Aim of the task - Find each line containing the string "this". Copy it.

..............................

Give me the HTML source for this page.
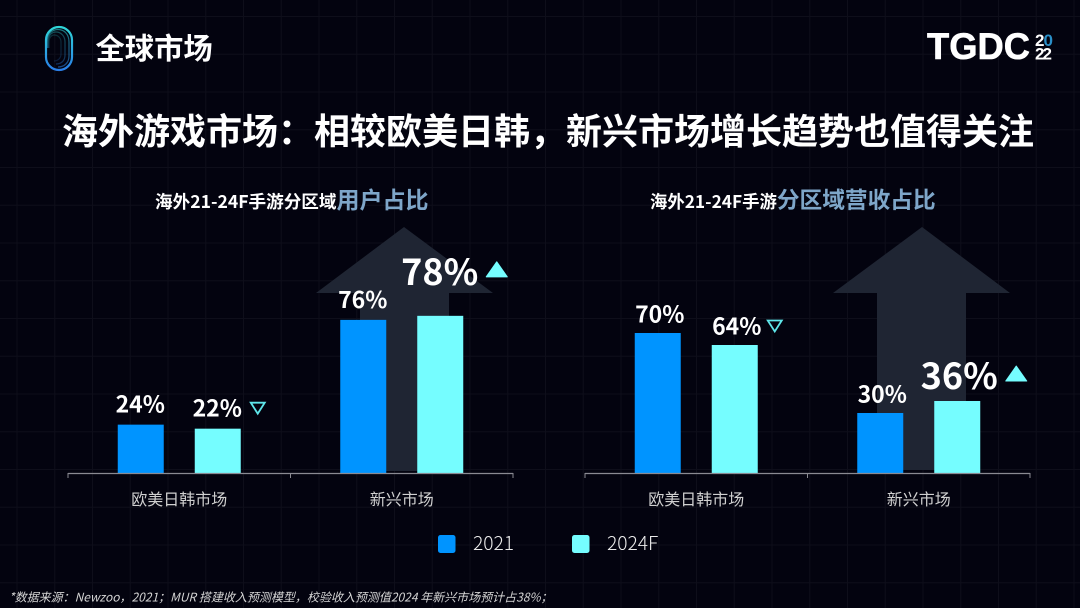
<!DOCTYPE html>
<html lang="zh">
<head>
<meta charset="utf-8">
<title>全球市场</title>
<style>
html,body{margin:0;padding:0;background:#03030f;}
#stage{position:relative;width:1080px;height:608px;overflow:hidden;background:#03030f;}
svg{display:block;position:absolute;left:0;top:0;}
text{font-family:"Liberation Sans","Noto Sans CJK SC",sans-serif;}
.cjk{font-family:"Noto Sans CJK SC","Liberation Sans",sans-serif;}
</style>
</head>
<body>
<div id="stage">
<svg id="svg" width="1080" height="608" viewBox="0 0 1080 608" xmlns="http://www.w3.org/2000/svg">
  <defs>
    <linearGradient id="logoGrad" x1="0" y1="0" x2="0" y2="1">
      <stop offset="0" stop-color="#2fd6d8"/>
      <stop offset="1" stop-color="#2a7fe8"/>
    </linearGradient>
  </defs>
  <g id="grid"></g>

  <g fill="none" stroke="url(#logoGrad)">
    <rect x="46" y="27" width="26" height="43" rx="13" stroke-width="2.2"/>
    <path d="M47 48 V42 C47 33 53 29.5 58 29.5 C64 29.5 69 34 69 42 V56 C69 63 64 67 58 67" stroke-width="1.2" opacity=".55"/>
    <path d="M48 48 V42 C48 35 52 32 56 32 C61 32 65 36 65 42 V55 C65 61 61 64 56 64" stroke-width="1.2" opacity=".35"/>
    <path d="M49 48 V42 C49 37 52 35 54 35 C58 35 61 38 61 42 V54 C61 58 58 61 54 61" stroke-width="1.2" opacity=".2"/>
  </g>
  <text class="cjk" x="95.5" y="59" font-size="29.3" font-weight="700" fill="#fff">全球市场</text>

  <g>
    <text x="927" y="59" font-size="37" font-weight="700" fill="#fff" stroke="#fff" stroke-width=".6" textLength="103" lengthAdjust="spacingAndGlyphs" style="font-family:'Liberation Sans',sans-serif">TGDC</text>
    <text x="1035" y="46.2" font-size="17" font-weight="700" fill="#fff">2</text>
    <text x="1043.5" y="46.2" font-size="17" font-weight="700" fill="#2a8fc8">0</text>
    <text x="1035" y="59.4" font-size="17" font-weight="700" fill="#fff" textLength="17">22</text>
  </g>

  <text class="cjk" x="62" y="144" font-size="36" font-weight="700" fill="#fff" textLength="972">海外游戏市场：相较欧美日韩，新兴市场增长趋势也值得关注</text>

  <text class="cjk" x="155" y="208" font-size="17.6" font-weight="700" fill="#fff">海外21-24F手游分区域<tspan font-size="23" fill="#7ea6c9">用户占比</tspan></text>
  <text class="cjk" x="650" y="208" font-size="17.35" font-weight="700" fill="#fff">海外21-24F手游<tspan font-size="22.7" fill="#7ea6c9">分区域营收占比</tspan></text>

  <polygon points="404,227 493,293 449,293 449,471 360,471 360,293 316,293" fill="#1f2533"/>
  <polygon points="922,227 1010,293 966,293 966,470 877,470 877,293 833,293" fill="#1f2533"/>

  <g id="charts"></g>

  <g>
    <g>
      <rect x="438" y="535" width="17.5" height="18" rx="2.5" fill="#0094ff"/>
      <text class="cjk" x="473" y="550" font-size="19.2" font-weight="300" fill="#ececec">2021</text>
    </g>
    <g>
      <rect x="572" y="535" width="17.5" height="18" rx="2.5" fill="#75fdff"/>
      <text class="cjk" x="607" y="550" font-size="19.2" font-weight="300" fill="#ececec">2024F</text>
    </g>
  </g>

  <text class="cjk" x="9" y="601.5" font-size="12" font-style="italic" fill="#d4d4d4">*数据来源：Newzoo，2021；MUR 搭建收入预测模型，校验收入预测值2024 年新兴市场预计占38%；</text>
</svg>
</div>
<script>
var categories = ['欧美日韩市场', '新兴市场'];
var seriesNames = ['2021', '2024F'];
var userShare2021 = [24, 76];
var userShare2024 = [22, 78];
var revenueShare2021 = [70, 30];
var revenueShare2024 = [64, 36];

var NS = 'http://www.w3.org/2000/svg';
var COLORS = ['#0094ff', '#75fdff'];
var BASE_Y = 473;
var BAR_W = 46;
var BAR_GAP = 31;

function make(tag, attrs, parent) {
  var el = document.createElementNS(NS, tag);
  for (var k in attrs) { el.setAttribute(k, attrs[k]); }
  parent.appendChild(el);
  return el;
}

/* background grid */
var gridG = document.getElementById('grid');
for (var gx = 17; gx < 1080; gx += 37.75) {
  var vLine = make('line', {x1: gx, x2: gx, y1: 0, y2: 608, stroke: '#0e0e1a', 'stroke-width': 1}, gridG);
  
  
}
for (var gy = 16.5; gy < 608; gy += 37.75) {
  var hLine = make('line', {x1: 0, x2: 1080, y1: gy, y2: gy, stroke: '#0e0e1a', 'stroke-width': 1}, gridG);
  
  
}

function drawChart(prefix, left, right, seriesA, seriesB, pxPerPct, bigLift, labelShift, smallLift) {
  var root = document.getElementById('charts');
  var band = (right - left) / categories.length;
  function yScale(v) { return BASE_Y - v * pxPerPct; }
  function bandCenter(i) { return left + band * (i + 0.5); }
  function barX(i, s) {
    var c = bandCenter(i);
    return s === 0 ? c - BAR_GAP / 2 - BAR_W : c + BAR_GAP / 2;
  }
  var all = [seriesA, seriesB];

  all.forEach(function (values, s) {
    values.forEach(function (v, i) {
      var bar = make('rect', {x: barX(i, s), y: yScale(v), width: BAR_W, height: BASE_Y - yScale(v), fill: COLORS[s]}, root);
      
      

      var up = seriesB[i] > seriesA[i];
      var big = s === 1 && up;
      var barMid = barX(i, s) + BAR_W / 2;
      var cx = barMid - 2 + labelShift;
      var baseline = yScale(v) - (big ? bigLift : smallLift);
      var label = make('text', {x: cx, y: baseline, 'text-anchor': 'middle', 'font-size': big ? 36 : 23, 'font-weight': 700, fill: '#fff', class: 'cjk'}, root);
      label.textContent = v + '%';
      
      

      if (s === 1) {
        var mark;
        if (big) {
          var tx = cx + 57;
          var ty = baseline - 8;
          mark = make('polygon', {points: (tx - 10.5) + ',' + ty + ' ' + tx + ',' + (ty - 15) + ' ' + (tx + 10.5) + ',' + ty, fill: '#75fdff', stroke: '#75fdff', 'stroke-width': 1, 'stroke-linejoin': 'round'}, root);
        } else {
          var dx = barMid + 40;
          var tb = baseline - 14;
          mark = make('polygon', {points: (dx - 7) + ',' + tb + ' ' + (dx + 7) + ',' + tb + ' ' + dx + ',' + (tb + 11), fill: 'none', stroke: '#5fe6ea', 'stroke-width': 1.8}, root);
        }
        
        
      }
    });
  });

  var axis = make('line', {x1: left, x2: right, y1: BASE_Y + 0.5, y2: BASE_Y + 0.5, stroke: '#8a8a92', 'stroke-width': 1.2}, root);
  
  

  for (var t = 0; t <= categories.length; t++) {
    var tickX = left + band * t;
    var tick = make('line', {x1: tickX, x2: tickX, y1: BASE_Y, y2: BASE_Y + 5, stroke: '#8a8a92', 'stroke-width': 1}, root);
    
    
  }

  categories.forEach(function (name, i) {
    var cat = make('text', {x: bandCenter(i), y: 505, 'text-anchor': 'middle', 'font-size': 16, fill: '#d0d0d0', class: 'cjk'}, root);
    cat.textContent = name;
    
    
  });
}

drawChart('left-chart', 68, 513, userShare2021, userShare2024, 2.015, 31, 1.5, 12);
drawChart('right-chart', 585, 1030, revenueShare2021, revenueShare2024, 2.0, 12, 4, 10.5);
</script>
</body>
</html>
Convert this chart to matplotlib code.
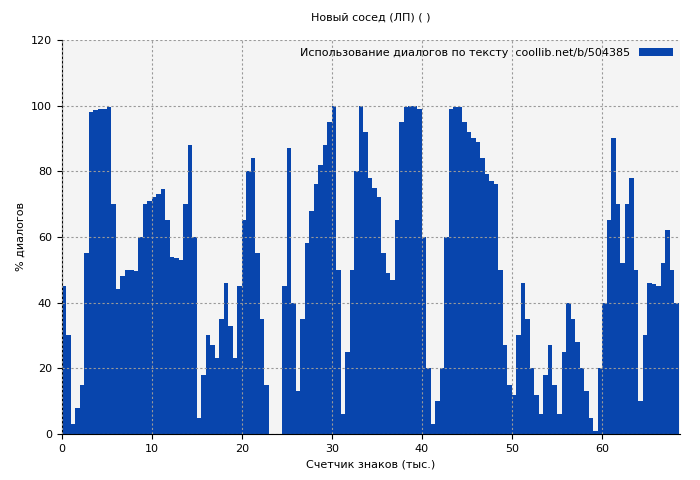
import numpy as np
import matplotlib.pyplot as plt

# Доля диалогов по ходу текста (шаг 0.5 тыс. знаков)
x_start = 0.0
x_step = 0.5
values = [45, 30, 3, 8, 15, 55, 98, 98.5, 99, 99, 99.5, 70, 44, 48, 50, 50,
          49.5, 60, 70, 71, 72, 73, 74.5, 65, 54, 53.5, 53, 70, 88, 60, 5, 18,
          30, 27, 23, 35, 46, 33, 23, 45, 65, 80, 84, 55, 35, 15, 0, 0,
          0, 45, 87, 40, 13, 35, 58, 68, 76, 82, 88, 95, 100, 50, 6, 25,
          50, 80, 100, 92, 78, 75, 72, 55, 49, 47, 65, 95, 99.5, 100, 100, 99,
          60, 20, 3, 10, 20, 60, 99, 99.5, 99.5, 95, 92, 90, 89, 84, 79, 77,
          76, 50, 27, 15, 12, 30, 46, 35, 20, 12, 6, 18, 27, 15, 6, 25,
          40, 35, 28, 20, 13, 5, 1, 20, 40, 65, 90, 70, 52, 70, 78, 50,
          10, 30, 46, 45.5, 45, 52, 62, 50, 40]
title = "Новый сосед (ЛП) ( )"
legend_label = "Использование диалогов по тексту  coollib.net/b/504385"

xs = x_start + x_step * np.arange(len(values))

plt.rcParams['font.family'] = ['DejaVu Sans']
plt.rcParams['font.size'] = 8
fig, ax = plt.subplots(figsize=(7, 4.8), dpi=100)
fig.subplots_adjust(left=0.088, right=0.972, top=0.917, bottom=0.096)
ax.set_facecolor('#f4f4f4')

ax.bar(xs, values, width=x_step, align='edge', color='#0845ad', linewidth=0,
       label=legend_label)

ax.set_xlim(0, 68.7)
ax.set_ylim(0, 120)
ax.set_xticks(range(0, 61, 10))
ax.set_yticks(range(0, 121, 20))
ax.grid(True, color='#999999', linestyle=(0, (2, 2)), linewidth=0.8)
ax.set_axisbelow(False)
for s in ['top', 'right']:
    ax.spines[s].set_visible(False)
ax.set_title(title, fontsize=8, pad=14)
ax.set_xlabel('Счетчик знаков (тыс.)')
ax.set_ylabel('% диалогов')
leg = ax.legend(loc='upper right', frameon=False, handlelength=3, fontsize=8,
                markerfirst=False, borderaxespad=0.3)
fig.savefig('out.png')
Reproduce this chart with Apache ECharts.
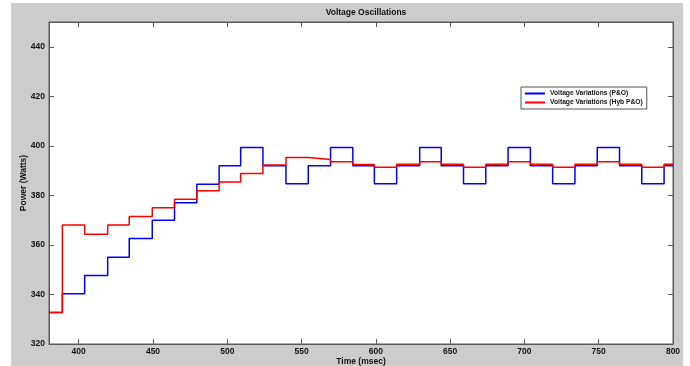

..............................

Completed task -
Give me the HTML source for this page.
Convert this chart to matplotlib code.
Reproduce this chart with Apache ECharts.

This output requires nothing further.